Reprinted with permission from ProPublica.
Lobbyists who joined the Trump administration and now want to return to their old trade have a problem: President Trump said they can’t.
Days after taking office, President Donald Trump signed an executive order requiring every political appointee to sign a pledge as a condition of taking office. The appointees agreed not to lobby the agencies they had worked in for five years after they left government service. Nor would they lobby anyone in the White House or political appointees across federal agencies for the duration of the Trump administration.
But never doubt the ingenuity of the Washington swamp class. At least eight former Trump officials have found ways around the so-called ethics pledge.
Using staffing lists compiled for ProPublica’s Trump Town, the first exhaustive database of current political appointees, we found at least 184 people who have left the Trump administration. Of those, at least six former officials are now registered lobbyists and several others work at firms in roles that resemble lobbying in all but name.
Their techniques vary from the bureaucratic to the audacious: Some former officials are tiptoeing around the rules by not registering as lobbyists or by exploiting loopholes. Others obtained special waivers allowing them to go back to lobbying. And at least one never signed the pledge at all.
Needless to say, roundtrip traffic between lobbying and government has long been endemic in Washington. The Obama administration, despite campaign promises to the contrary, hired dozens of previously registered lobbyists and many officials returned to K Street firms afterward. “The revolving door is a persistent feature of Washington if you work in an administration and you develop some expertise over an area of policymaking,” said Lee Drutman, a senior fellow who studies lobbying at New America, a left-leaning Washington think tank. “There’s a high demand for someone with your knowledge and connections.”

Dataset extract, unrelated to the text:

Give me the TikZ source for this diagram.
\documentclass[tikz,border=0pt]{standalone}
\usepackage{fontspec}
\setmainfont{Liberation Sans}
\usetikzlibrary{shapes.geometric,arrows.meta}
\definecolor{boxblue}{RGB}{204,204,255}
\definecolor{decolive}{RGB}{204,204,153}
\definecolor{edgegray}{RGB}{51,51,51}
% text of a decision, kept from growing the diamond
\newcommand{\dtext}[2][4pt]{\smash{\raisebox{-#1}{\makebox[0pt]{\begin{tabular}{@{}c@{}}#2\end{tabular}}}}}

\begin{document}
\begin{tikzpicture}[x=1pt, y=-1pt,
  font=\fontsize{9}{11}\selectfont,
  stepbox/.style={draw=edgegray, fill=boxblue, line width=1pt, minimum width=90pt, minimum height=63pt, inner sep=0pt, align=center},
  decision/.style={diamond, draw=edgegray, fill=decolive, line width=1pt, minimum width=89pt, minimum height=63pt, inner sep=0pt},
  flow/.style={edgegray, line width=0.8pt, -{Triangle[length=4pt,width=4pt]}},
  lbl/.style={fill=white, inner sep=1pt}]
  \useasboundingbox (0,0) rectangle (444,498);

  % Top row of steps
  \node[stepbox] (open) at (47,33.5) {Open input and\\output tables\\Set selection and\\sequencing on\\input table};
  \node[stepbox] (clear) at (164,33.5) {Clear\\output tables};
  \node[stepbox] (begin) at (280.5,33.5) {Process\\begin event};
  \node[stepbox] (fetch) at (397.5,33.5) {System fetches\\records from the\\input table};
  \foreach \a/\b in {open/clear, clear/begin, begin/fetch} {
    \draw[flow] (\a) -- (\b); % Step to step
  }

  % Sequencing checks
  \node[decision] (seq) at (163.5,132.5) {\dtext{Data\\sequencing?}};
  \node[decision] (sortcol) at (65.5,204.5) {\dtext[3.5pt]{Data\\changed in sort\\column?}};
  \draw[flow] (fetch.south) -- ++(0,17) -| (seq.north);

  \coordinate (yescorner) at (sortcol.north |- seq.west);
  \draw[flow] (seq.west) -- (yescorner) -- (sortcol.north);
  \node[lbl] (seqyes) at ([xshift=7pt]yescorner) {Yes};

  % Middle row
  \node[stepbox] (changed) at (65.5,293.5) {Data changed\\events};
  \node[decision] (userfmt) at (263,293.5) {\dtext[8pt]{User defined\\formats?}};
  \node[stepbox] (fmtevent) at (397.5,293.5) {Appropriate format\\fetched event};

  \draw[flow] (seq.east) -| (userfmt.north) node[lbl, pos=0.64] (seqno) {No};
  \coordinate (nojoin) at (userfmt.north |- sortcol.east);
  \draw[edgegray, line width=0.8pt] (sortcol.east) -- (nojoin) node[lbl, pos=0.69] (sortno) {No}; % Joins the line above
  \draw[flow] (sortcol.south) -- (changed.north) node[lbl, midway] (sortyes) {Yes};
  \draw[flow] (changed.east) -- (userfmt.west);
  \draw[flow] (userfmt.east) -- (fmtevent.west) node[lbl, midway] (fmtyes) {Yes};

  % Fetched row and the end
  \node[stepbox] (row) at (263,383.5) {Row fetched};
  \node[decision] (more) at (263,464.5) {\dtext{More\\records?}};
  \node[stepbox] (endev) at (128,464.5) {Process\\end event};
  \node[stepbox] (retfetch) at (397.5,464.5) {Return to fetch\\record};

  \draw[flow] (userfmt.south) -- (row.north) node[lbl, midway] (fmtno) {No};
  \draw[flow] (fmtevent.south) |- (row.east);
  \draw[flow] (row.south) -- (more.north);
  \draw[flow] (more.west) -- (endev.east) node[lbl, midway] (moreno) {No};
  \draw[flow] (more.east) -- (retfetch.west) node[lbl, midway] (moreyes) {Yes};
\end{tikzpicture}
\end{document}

Candidate Trump famously vowed to put an end to such D.C. practices by “draining the swamp.” Indeed, in some respects, the Trump administration’s ethics pledge is tougher than those in place under Obama and former President Bill Clinton. Trump’s version expanded the prohibition from lobbying to what his executive order called “lobbying activities” after people leave government. This was intended to stop former officials not only from communicating directly with government officials but also from helping other lobbyists do that.

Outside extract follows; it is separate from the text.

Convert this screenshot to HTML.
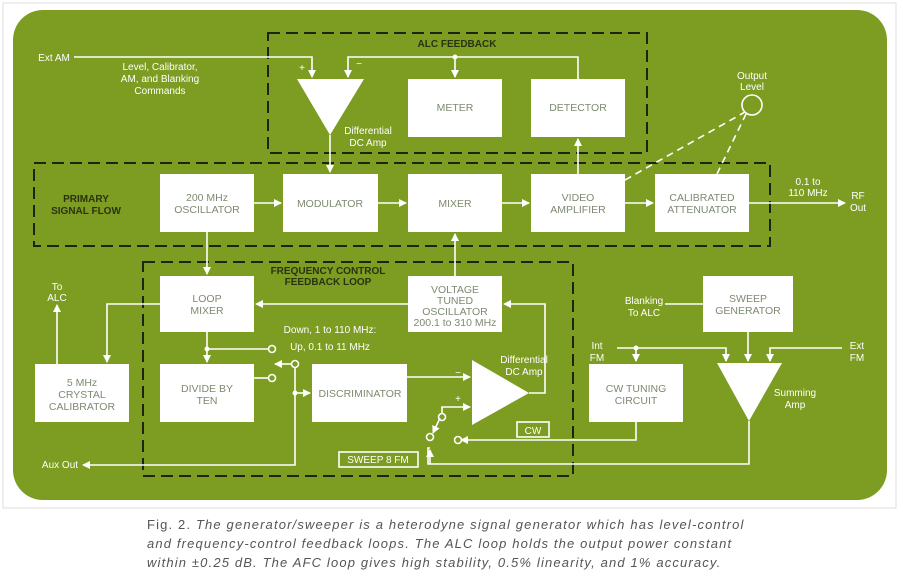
<!DOCTYPE html>
<html><head><meta charset="utf-8"><style>
body{margin:0;background:#fff;width:903px;height:583px;overflow:hidden}
svg{display:block}
.w{fill:#fff}
.t{font-family:"Liberation Sans",sans-serif;font-size:10px;fill:#fff;text-anchor:middle}
.b{font-family:"Liberation Sans",sans-serif;font-size:10.5px;fill:#7d8a70;text-anchor:middle}
.k{font-family:"Liberation Sans",sans-serif;font-size:10px;font-weight:bold;fill:#2a3310;text-anchor:middle}
.l{stroke:#fff;stroke-width:1.6;fill:none}
.d{stroke:#1e2410;stroke-width:2;fill:none;stroke-dasharray:12,6}
.cap{font-family:"Liberation Sans",sans-serif;font-size:13px;letter-spacing:1.15px;fill:#555;font-style:italic}
</style></head><body>
<svg width="903" height="583" viewBox="0 0 903 583">
<defs><marker id="a" markerWidth="8" markerHeight="8" refX="7" refY="4" orient="auto" markerUnits="userSpaceOnUse"><path d="M0,0 L8,4 L0,8 z" fill="#fff"/></marker></defs>
<rect x="3" y="3" width="893" height="505" fill="none" stroke="#ddd"/>
<rect x="13" y="10" width="874" height="490" rx="30" fill="#7d9c22"/>
<rect class="d" x="268" y="33" width="379" height="120"/>
<rect class="d" x="34" y="163" width="736" height="83"/>
<rect class="d" x="143" y="262" width="430" height="214"/>
<text class="k" x="457" y="47">ALC FEEDBACK</text>
<text class="k" x="86" y="202">PRIMARY</text><text class="k" x="86" y="214">SIGNAL FLOW</text>
<text class="k" x="328" y="274">FREQUENCY CONTROL</text><text class="k" x="328" y="285">FEEDBACK LOOP</text>
<g class="w">
<rect x="160" y="174" width="94" height="58"/><rect x="283" y="174" width="95" height="58"/>
<rect x="408" y="174" width="94" height="58"/><rect x="531" y="174" width="94" height="58"/>
<rect x="655" y="174" width="94" height="58"/><rect x="408" y="79" width="94" height="58"/>
<rect x="531" y="79" width="94" height="58"/><rect x="160" y="276" width="94" height="56"/>
<rect x="160" y="364" width="94" height="58"/><rect x="35" y="364" width="94" height="58"/>
<rect x="312" y="364" width="95" height="58"/><rect x="408" y="276" width="94" height="56"/>
<rect x="589" y="364" width="94" height="58"/><rect x="703" y="276" width="90" height="56"/>
<polygon points="297,79 364,79 330,135"/>
<polygon points="472,360 472,425 529,393"/>
<polygon points="717,363 782,363 749,421"/>
</g>
<g class="b">
<text x="207" y="201">200 MHz</text><text x="207" y="213">OSCILLATOR</text>
<text x="330" y="207">MODULATOR</text><text x="455" y="207">MIXER</text>
<text x="578" y="201">VIDEO</text><text x="578" y="213">AMPLIFIER</text>
<text x="702" y="201">CALIBRATED</text><text x="702" y="213">ATTENUATOR</text>
<text x="455" y="111">METER</text><text x="578" y="111">DETECTOR</text>
<text x="207" y="302">LOOP</text><text x="207" y="314">MIXER</text>
<text x="207" y="392">DIVIDE BY</text><text x="207" y="404">TEN</text>
<text x="82" y="386">5 MHz</text><text x="82" y="398">CRYSTAL</text><text x="82" y="410">CALIBRATOR</text>
<text x="360" y="397">DISCRIMINATOR</text>
<text x="455" y="293">VOLTAGE</text><text x="455" y="304">TUNED</text><text x="455" y="315">OSCILLATOR</text><text x="455" y="326">200.1 to 310 MHz</text>
<text x="636" y="392">CW TUNING</text><text x="636" y="404">CIRCUIT</text>
<text x="748" y="302">SWEEP</text><text x="748" y="314">GENERATOR</text>
</g>
<g class="t">
<text x="54" y="61">Ext AM</text>
<text x="160" y="70">Level, Calibrator,</text><text x="160" y="82">AM, and Blanking</text><text x="160" y="94">Commands</text>
<text x="302" y="71">+</text><text x="359" y="67">−</text>
<text x="368" y="134">Differential</text><text x="368" y="146">DC Amp</text>
<text x="752" y="79">Output</text><text x="752" y="90">Level</text>
<text x="808" y="185">0.1 to</text><text x="808" y="196">110 MHz</text>
<text x="858" y="199">RF</text><text x="858" y="211">Out</text>
<text x="57" y="290">To</text><text x="57" y="301">ALC</text>
<text x="330" y="333">Down, 1 to 110 MHz:</text><text x="330" y="350">Up, 0.1 to 11 MHz</text>
<text x="524" y="363">Differential</text><text x="524" y="375">DC Amp</text>
<text x="458" y="376">−</text><text x="458" y="402">+</text>
<text x="644" y="304">Blanking</text><text x="644" y="316">To ALC</text>
<text x="597" y="349">Int</text><text x="597" y="361">FM</text>
<text x="857" y="349">Ext</text><text x="857" y="361">FM</text>
<text x="795" y="396">Summing</text><text x="795" y="408">Amp</text>
<text x="60" y="468">Aux Out</text>
<text x="533" y="434">CW</text><text x="378" y="463">SWEEP 8 FM</text>
</g>
<rect x="517" y="422" width="32" height="15" class="l" stroke-width="1.2"/>
<rect x="339" y="452" width="79" height="15" class="l" stroke-width="1.2"/>
<g class="l">
<path d="M74,57 H312 V77" marker-end="url(#a)"/>
<path d="M578,79 V57 H348 V77" marker-end="url(#a)"/>
<path d="M455,57 V77" marker-end="url(#a)"/>
<path d="M330,135 V172" marker-end="url(#a)"/>
<path d="M254,203 H281" marker-end="url(#a)"/>
<path d="M378,203 H406" marker-end="url(#a)"/>
<path d="M502,203 H529" marker-end="url(#a)"/>
<path d="M625,203 H653" marker-end="url(#a)"/>
<path d="M749,203 H845" marker-end="url(#a)"/>
<path d="M578,174 V139" marker-end="url(#a)"/>
<path d="M455,276 V234" marker-end="url(#a)"/>
<path d="M207,232 V274" marker-end="url(#a)"/>
<path d="M408,304 H256" marker-end="url(#a)"/>
<path d="M529,393 H545 V304 H504" marker-end="url(#a)"/>
<path d="M160,304 H107 V362" marker-end="url(#a)"/>
<path d="M57,364 V305" marker-end="url(#a)"/>
<path d="M207,332 V362" marker-end="url(#a)"/>
<path d="M207,349 H268"/><path d="M254,378 H268"/>
<path d="M291,364 H275" marker-end="url(#a)"/>
<path d="M295,368 V465 H83" marker-end="url(#a)"/>
<path d="M295,393 H310" marker-end="url(#a)"/>
<path d="M407,377 H470" marker-end="url(#a)"/>
<path d="M442,414 V407 H470" marker-end="url(#a)"/>
<path d="M440,418 L433,433" marker-end="url(#a)"/>
<path d="M749,421 V464 H428 V448 H430" /><path d="M430,464 V450" marker-end="url(#a)"/>
<path d="M636,422 V440 H461" marker-end="url(#a)"/>
<path d="M748,332 V361" marker-end="url(#a)"/>
<path d="M665,304 H703"/>
<path d="M617,348 H726 V361" marker-end="url(#a)"/>
<path d="M636,348 V361" marker-end="url(#a)"/>
<path d="M842,348 H770 V361" marker-end="url(#a)"/>
<circle cx="752" cy="105" r="10"/>
<circle cx="272" cy="349" r="3.5"/><circle cx="272" cy="378" r="3.5"/><circle cx="295" cy="364" r="3.5"/>
<circle cx="442" cy="417" r="3.5"/><circle cx="430" cy="437" r="3.5"/><circle cx="458" cy="440" r="3.5"/>
<path d="M625,180 L745,112" stroke-dasharray="7,5"/>
<path d="M717,174 L746,114" stroke-dasharray="7,5"/>
</g>
<g class="w"><circle cx="455" cy="57" r="2.5"/><circle cx="207" cy="349" r="2.5"/><circle cx="295" cy="393" r="2.5"/><circle cx="636" cy="348" r="2.5"/></g>
<text class="cap" x="147" y="529"><tspan font-style="normal">Fig. 2.</tspan> The generator/sweeper is a heterodyne signal generator which has level-control</text>
<text class="cap" x="147" y="548">and frequency-control feedback loops. The ALC loop holds the output power constant</text>
<text class="cap" x="147" y="567">within ±0.25 dB. The AFC loop gives high stability, 0.5% linearity, and 1% accuracy.</text>
</svg>
</body></html>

The goal, as Trump put it at a Wisconsin campaign rally in October 2016, was to “expand the definition of ‘lobbyist’ so we close all the loopholes that former government officials use by labeling themselves consultants, advisers, all of these different things, and they get away with murder.”
Violating the pledge exposes former officials to possible extended bans on lobbying, civil proceedings or fines, or being barred from lobbying entirely.
Paradoxically, experts warn that tougher enforcement could be spurring the growth of “shadow” lobbyists. That’s the term for those whose tasks look much like lobbying but which they label, say, “strategic consulting.” It also applies to those who don’t meet the legal threshold requiring them to formally register as lobbyists. According to the Lobbying Disclosure Act, a lobbyist must register if he or she spends “20 percent or more of his or her time in services for [a] client over any three-month period.”